### [PROBLEM REQUIREMENTS]
Do not include the pictures; repeat the rest of the data exactly.

### [DATA BLOCK]

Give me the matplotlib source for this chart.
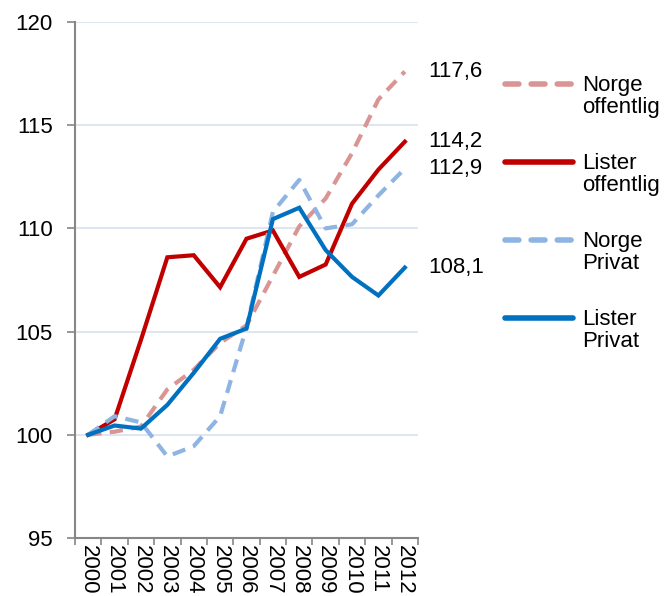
import matplotlib
matplotlib.use("Agg")
import matplotlib.pyplot as plt
from matplotlib.lines import Line2D

plt.rcParams["font.family"] = ["Liberation Sans", "DejaVu Sans"]

years = [str(y) for y in range(2000, 2013)]
norge_offentlig = [100.0, 100.15, 100.4, 102.2, 103.15, 104.45, 105.3, 107.7, 110.1, 111.45, 113.65, 116.25, 117.6]
lister_offentlig = [100.0, 100.75, 104.6, 108.6, 108.7, 107.15, 109.5, 109.9, 107.65, 108.25, 111.2, 112.85, 114.2]
norge_privat = [100.0, 100.9, 100.6, 98.95, 99.45, 100.9, 105.2, 110.8, 112.35, 110.0, 110.2, 111.6, 112.9]
lister_privat = [100.0, 100.45, 100.3, 101.45, 103.0, 104.65, 105.15, 110.45, 111.0, 108.95, 107.65, 106.75, 108.1]

series = [
    ("Norge\noffentlig", norge_offentlig, "#D99594", "dashed"),
    ("Lister\noffentlig", lister_offentlig, "#C00000", "solid"),
    ("Norge\nPrivat", norge_privat, "#8DB4E2", "dashed"),
    ("Lister\nPrivat", lister_privat, "#0070C0", "solid"),
]

FS = 16

fig = plt.figure(figsize=(6.67, 5.96), dpi=100)
ax = fig.add_axes([75 / 667, 1 - 538 / 596, (418 - 75) / 667, (538 - 22) / 596])

x = list(range(len(years)))
for label, vals, color, style in series:
    if style == "dashed":
        ax.plot(x, vals, color=color, lw=3, dashes=(3.2, 2), solid_capstyle="butt")
    else:
        ax.plot(x, vals, color=color, lw=3, solid_joinstyle="miter")

# end value labels
for label, vals, color, style in series:
    ax.annotate(f"{vals[-1]:.1f}".replace(".", ","), xy=(x[-1], vals[-1]),
                xytext=(17, 0), textcoords="offset points",
                ha="left", va="center", fontsize=FS, annotation_clip=False)

ax.set_xlim(-0.5, len(years) - 0.5)
ax.set_ylim(95, 120)
ax.set_yticks([95, 100, 105, 110, 115, 120])
ax.set_xticks(x)
ax.set_xticklabels(years, rotation=270, fontsize=FS)
ax.set_xticks([i - 0.5 for i in range(len(years) + 1)], minor=True)
ax.tick_params(axis="x", which="major", length=0, pad=5)
ax.tick_params(axis="x", which="minor", length=5, color="#868686", width=1.2)
ax.tick_params(axis="y", length=6, color="#868686", width=1.2, labelsize=FS, pad=10)

ax.grid(axis="y", color="#D9E1F0", lw=1.2)
ax.set_axisbelow(True)
for side in ["top", "right"]:
    ax.spines[side].set_visible(False)
for side in ["left", "bottom"]:
    ax.spines[side].set_color("#868686")
    ax.spines[side].set_linewidth(1.5)

# legend on the right
leg_y = [84, 162, 240, 318]
for (label, vals, color, style), y in zip(series, leg_y):
    fy = 1 - y / 596
    ln = Line2D([505 / 667, 573 / 667], [fy, fy], color=color, lw=4,
                solid_capstyle="round", dash_capstyle="round")
    if style == "dashed":
        ln.set_dashes((2.5, 2.2))
    fig.add_artist(ln)
    fig.text(582 / 667, fy + 9 / 596, label, ha="left", va="top",
             fontsize=FS, linespacing=1.05)

fig.savefig("out.png", dpi=100)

### [SOLUTION TO THE PROBLEM]
Give me the matplotlib source for this chart.
import matplotlib
matplotlib.use("Agg")
import matplotlib.pyplot as plt
from matplotlib.lines import Line2D

plt.rcParams["font.family"] = ["Liberation Sans", "DejaVu Sans"]

years = [str(y) for y in range(2000, 2013)]
norge_offentlig = [100.0, 100.15, 100.4, 102.2, 103.15, 104.45, 105.3, 107.7, 110.1, 111.45, 113.65, 116.25, 117.6]
lister_offentlig = [100.0, 100.75, 104.6, 108.6, 108.7, 107.15, 109.5, 109.9, 107.65, 108.25, 111.2, 112.85, 114.2]
norge_privat = [100.0, 100.9, 100.6, 98.95, 99.45, 100.9, 105.2, 110.8, 112.35, 110.0, 110.2, 111.6, 112.9]
lister_privat = [100.0, 100.45, 100.3, 101.45, 103.0, 104.65, 105.15, 110.45, 111.0, 108.95, 107.65, 106.75, 108.1]

series = [
    ("Norge\noffentlig", norge_offentlig, "#D99594", "dashed"),
    ("Lister\noffentlig", lister_offentlig, "#C00000", "solid"),
    ("Norge\nPrivat", norge_privat, "#8DB4E2", "dashed"),
    ("Lister\nPrivat", lister_privat, "#0070C0", "solid"),
]

FS = 16

fig = plt.figure(figsize=(6.67, 5.96), dpi=100)
ax = fig.add_axes([75 / 667, 1 - 538 / 596, (418 - 75) / 667, (538 - 22) / 596])

x = list(range(len(years)))
for label, vals, color, style in series:
    if style == "dashed":
        ax.plot(x, vals, color=color, lw=3, dashes=(3.2, 2), solid_capstyle="butt")
    else:
        ax.plot(x, vals, color=color, lw=3, solid_joinstyle="miter")

# end value labels
for label, vals, color, style in series:
    ax.annotate(f"{vals[-1]:.1f}".replace(".", ","), xy=(x[-1], vals[-1]),
                xytext=(17, 0), textcoords="offset points",
                ha="left", va="center", fontsize=FS, annotation_clip=False)

ax.set_xlim(-0.5, len(years) - 0.5)
ax.set_ylim(95, 120)
ax.set_yticks([95, 100, 105, 110, 115, 120])
ax.set_xticks(x)
ax.set_xticklabels(years, rotation=270, fontsize=FS)
ax.set_xticks([i - 0.5 for i in range(len(years) + 1)], minor=True)
ax.tick_params(axis="x", which="major", length=0, pad=5)
ax.tick_params(axis="x", which="minor", length=5, color="#868686", width=1.2)
ax.tick_params(axis="y", length=6, color="#868686", width=1.2, labelsize=FS, pad=10)

ax.grid(axis="y", color="#D9E1F0", lw=1.2)
ax.set_axisbelow(True)
for side in ["top", "right"]:
    ax.spines[side].set_visible(False)
for side in ["left", "bottom"]:
    ax.spines[side].set_color("#868686")
    ax.spines[side].set_linewidth(1.5)

# legend on the right
leg_y = [84, 162, 240, 318]
for (label, vals, color, style), y in zip(series, leg_y):
    fy = 1 - y / 596
    ln = Line2D([505 / 667, 573 / 667], [fy, fy], color=color, lw=4,
                solid_capstyle="round", dash_capstyle="round")
    if style == "dashed":
        ln.set_dashes((2.5, 2.2))
    fig.add_artist(ln)
    fig.text(582 / 667, fy + 9 / 596, label, ha="left", va="top",
             fontsize=FS, linespacing=1.05)

fig.savefig("out.png", dpi=100)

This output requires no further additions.